*Records to process*:

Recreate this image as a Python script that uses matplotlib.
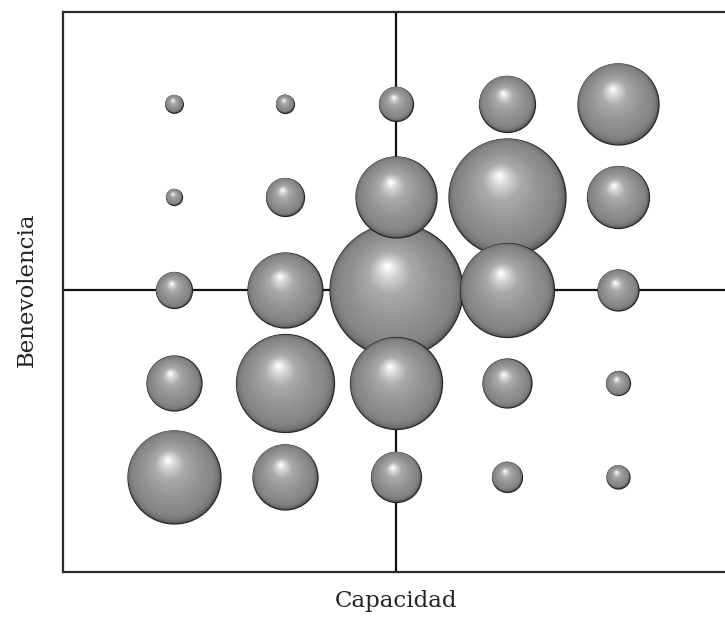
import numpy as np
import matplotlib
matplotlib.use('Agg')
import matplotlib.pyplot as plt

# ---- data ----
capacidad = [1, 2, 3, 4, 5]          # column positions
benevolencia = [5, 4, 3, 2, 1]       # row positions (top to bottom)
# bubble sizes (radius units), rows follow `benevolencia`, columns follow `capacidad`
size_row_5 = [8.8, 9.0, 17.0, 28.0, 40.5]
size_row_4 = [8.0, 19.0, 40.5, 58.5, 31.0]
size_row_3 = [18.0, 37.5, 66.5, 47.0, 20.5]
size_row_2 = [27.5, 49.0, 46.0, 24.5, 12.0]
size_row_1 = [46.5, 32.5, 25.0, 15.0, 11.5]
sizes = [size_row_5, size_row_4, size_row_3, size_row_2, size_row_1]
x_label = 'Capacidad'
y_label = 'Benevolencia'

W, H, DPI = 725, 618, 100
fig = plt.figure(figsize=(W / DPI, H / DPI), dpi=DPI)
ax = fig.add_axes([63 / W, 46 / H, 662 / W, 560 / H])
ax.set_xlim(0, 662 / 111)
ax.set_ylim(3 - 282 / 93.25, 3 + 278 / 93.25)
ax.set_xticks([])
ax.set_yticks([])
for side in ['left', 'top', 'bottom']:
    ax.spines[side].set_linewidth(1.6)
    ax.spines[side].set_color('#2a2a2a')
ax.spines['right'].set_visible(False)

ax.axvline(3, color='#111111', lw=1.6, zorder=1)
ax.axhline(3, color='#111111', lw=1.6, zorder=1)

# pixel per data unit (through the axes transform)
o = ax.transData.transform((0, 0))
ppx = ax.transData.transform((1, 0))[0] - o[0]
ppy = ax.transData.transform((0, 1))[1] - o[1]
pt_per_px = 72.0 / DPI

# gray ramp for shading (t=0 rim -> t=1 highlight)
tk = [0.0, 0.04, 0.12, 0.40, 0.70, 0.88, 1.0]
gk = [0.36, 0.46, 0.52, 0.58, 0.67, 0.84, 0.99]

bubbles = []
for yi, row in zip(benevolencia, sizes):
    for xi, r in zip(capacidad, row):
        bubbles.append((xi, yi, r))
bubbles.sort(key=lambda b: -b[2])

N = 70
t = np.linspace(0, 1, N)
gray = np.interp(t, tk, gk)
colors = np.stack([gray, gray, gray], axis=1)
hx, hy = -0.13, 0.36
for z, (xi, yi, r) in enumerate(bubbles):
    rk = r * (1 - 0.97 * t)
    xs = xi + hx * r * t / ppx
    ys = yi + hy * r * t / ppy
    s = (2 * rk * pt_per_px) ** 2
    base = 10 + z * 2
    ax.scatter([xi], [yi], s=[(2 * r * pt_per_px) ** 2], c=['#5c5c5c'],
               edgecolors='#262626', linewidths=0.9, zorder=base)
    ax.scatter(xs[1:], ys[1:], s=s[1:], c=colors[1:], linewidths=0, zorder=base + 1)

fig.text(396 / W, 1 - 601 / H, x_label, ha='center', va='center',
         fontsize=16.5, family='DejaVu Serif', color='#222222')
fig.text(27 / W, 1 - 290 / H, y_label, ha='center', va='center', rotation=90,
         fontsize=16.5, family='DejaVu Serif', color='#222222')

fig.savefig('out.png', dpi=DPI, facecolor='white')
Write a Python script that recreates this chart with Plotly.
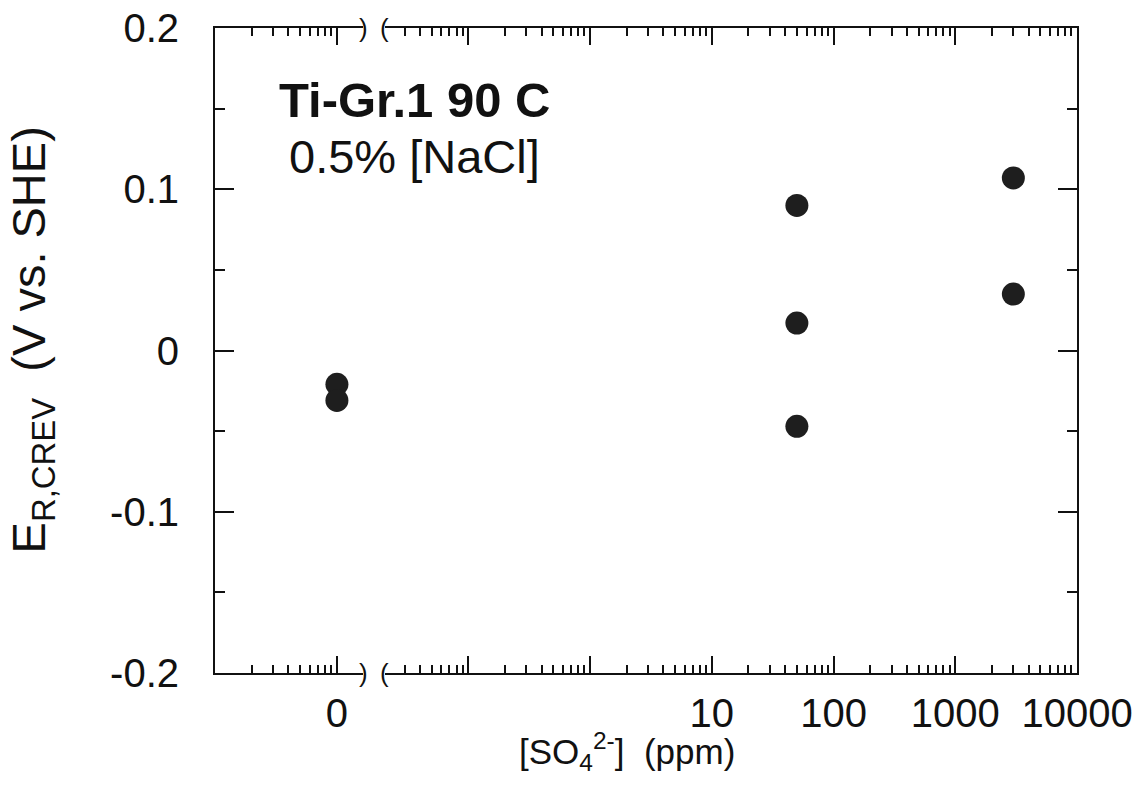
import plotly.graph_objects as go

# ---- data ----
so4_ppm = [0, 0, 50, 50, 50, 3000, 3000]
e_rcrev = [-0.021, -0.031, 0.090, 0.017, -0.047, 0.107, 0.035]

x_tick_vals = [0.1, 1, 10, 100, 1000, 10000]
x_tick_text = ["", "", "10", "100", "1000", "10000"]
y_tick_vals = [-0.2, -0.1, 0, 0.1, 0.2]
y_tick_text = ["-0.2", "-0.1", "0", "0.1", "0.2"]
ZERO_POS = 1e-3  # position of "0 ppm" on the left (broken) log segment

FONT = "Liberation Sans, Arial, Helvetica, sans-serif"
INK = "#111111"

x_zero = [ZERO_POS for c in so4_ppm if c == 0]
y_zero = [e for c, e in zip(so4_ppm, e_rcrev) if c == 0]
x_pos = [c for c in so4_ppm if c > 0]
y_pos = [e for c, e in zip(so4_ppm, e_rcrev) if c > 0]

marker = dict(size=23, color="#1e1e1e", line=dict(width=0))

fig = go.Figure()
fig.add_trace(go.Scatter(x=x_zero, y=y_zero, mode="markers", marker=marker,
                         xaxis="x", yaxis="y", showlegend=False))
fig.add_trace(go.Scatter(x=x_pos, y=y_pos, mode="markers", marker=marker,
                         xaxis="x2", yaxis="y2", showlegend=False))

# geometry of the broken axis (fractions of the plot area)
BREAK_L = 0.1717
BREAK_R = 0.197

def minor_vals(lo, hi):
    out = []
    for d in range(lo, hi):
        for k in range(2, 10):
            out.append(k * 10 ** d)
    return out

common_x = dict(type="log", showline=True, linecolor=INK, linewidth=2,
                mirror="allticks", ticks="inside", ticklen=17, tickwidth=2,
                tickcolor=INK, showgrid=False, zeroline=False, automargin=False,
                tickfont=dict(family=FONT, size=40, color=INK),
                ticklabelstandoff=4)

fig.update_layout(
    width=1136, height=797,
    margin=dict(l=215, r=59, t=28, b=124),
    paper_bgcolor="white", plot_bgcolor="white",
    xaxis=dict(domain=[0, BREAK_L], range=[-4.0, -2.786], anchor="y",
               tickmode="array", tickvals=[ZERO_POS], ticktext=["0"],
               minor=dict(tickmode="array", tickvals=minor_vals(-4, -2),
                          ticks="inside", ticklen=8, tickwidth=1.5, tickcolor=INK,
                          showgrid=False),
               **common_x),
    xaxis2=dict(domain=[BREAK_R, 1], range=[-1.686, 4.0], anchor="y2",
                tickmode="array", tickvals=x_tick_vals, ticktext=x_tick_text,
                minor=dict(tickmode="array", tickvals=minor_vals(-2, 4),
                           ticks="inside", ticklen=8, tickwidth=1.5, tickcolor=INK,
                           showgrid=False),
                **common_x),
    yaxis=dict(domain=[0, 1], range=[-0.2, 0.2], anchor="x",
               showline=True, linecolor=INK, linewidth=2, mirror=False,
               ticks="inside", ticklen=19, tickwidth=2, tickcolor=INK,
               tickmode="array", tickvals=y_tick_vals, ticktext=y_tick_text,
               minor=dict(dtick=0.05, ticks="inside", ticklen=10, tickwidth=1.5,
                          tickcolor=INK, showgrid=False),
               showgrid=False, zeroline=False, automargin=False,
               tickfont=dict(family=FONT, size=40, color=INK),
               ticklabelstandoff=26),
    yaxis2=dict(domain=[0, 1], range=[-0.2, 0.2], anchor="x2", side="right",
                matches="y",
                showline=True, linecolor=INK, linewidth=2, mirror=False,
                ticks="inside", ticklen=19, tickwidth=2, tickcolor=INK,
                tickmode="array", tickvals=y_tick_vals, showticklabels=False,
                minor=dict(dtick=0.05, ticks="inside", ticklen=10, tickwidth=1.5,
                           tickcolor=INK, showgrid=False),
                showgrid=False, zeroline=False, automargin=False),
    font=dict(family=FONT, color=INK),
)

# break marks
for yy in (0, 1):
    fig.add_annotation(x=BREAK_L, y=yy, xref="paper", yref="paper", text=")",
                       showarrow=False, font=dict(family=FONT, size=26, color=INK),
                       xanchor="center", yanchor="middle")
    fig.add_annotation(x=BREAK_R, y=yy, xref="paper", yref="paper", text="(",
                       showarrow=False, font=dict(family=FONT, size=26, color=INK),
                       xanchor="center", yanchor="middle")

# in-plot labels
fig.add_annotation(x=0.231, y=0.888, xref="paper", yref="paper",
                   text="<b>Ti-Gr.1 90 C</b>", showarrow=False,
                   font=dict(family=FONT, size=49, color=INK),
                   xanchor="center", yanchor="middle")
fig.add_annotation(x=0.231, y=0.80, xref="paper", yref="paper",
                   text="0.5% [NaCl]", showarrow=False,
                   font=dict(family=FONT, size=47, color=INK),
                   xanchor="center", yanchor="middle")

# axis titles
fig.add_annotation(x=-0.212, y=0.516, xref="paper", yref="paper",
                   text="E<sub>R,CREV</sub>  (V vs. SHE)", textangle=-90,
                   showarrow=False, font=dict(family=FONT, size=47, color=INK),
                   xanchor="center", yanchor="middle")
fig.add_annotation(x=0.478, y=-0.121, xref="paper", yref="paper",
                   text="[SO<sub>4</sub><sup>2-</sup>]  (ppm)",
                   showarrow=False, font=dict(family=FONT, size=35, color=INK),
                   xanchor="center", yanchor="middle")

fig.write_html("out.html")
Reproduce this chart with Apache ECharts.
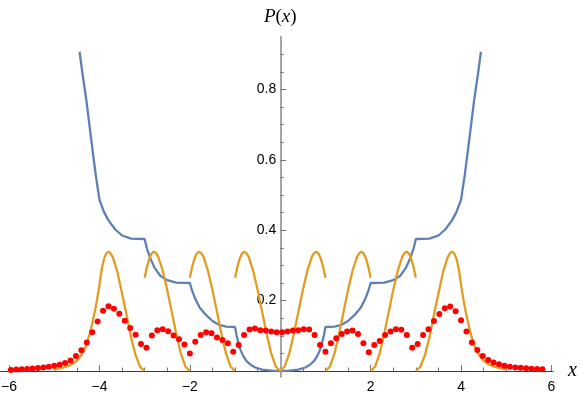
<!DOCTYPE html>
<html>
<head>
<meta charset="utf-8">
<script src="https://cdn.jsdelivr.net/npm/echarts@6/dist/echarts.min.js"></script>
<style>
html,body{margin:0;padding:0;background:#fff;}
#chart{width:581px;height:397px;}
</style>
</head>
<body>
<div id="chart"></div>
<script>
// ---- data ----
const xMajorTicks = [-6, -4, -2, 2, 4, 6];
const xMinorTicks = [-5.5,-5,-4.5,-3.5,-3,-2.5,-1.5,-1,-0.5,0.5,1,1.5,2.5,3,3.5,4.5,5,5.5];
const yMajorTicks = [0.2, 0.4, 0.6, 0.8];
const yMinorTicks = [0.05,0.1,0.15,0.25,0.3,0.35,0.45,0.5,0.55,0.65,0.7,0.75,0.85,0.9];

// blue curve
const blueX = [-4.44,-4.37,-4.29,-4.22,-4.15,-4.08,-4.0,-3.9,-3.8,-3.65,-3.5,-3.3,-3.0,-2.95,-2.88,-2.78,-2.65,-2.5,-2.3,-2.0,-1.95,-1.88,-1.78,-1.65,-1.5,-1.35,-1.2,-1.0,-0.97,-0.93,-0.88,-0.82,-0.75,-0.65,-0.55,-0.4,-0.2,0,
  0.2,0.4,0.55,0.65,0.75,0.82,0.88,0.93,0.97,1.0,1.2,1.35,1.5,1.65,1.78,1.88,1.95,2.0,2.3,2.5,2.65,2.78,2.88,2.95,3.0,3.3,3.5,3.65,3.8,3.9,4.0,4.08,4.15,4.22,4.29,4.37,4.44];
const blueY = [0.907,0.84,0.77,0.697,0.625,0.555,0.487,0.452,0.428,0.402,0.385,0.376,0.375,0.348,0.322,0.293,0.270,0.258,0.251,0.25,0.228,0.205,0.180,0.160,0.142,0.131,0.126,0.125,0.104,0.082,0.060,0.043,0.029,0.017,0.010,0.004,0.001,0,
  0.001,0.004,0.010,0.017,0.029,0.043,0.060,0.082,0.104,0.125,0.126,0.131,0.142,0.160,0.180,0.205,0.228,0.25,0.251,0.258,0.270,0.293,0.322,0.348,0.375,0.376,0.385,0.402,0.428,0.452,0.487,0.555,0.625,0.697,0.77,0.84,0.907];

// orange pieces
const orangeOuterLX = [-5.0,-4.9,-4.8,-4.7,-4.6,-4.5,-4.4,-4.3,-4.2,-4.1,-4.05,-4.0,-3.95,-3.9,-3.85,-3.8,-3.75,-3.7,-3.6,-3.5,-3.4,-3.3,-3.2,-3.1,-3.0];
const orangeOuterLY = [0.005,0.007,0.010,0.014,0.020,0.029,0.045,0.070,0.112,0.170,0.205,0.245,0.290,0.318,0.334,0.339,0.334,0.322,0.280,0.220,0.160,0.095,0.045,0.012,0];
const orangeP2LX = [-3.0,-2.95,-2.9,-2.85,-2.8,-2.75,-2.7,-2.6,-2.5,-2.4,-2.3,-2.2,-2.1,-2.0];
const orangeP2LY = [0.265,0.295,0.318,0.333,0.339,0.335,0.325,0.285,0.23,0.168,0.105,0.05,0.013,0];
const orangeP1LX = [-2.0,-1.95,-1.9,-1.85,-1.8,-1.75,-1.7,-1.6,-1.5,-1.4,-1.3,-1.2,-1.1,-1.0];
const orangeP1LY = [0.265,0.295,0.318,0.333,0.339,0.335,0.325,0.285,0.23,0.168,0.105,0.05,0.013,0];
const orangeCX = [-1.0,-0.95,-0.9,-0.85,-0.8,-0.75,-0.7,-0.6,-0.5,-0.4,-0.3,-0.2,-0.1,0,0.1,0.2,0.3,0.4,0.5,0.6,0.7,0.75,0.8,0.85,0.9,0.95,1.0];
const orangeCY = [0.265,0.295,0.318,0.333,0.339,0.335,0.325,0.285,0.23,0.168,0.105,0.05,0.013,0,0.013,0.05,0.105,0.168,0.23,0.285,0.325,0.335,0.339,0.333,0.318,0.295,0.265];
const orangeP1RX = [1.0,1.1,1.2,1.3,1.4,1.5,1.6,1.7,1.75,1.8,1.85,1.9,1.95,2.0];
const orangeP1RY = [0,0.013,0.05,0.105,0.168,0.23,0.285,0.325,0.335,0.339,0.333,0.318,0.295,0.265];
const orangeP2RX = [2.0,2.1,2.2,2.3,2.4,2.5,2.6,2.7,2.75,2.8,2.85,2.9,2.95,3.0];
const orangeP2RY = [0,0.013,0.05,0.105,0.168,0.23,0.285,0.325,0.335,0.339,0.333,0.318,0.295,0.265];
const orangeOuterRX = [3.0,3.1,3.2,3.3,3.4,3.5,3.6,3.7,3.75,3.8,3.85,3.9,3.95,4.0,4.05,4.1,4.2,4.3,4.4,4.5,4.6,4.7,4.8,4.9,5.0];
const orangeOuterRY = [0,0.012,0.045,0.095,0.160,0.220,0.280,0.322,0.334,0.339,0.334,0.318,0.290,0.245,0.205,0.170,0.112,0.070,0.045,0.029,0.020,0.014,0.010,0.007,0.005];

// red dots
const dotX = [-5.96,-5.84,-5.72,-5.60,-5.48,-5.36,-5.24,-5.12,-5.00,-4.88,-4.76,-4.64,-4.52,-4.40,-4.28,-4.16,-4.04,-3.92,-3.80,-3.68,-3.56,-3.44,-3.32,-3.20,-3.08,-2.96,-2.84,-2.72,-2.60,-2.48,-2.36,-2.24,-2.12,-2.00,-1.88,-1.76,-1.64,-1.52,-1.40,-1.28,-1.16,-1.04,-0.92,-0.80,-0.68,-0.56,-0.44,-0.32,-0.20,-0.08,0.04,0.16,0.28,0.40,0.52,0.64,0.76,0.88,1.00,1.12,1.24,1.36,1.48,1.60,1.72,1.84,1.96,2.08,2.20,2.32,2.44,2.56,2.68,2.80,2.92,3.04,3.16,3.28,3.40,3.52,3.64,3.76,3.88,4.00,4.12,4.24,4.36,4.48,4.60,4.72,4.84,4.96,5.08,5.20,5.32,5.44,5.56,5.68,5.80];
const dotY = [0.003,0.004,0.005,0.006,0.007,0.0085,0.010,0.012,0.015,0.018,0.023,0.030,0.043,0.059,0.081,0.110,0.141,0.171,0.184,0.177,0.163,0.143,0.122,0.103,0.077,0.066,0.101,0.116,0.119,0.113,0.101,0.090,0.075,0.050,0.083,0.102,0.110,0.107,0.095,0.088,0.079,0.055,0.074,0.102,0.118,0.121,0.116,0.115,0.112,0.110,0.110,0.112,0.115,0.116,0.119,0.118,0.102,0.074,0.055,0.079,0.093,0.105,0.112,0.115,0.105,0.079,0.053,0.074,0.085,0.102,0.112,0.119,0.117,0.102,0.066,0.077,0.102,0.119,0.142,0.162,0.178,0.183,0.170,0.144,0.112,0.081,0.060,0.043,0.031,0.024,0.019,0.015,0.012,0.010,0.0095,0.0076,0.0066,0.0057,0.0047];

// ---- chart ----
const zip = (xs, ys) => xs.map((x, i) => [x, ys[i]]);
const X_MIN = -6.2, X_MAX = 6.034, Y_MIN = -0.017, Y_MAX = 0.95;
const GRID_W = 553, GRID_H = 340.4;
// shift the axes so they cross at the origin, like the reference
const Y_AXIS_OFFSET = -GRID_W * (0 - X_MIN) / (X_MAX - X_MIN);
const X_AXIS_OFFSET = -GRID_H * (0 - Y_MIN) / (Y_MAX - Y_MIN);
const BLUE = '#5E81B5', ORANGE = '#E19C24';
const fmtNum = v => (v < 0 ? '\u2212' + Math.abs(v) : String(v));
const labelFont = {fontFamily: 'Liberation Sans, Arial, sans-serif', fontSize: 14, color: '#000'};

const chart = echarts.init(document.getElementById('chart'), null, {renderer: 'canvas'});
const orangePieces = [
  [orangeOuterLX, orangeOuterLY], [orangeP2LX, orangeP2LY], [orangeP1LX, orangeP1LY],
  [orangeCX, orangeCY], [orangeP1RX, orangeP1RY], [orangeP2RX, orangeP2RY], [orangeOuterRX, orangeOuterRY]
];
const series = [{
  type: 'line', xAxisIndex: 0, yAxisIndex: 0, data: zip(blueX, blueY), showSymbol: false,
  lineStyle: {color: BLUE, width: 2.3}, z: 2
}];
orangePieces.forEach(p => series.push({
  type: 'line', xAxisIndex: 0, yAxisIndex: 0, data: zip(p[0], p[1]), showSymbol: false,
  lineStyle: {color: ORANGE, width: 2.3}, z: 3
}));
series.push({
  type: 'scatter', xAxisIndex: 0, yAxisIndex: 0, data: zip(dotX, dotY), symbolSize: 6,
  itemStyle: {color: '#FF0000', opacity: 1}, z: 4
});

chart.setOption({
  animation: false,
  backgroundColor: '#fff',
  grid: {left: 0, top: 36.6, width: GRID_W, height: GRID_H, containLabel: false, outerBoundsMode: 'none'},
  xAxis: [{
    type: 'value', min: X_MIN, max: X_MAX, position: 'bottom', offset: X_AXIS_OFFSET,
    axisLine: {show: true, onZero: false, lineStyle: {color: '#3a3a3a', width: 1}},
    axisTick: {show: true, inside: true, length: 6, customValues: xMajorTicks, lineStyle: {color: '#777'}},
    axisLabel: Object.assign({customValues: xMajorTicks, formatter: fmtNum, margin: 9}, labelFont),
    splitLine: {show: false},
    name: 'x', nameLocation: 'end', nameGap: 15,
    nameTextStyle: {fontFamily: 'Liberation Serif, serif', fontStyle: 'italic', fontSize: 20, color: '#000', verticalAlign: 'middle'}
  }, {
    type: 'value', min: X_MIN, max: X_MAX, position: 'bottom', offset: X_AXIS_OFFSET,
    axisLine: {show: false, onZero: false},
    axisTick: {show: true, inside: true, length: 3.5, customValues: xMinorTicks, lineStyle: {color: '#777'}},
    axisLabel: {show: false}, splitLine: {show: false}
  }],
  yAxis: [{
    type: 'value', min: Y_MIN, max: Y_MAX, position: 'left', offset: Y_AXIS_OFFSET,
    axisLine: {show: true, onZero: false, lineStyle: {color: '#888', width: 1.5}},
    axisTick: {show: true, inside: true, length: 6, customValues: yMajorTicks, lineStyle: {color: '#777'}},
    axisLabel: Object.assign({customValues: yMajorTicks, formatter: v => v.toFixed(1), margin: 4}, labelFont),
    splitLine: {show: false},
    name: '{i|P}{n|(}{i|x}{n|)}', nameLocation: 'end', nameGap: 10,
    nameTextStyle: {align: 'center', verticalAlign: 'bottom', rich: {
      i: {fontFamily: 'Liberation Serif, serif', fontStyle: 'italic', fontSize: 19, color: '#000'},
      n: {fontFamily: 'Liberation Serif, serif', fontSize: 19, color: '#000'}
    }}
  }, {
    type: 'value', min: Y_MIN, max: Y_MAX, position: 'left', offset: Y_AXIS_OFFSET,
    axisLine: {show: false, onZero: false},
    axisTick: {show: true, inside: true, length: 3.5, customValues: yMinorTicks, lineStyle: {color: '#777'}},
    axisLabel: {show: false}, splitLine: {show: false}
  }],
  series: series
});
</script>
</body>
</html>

*Aim*: Which lines hold the word "that"? Copy all of them.

*Expected output*:
Recreate this image as a Python script that uses matplotlib.
Write a Python script that recreates this chart with Plotly.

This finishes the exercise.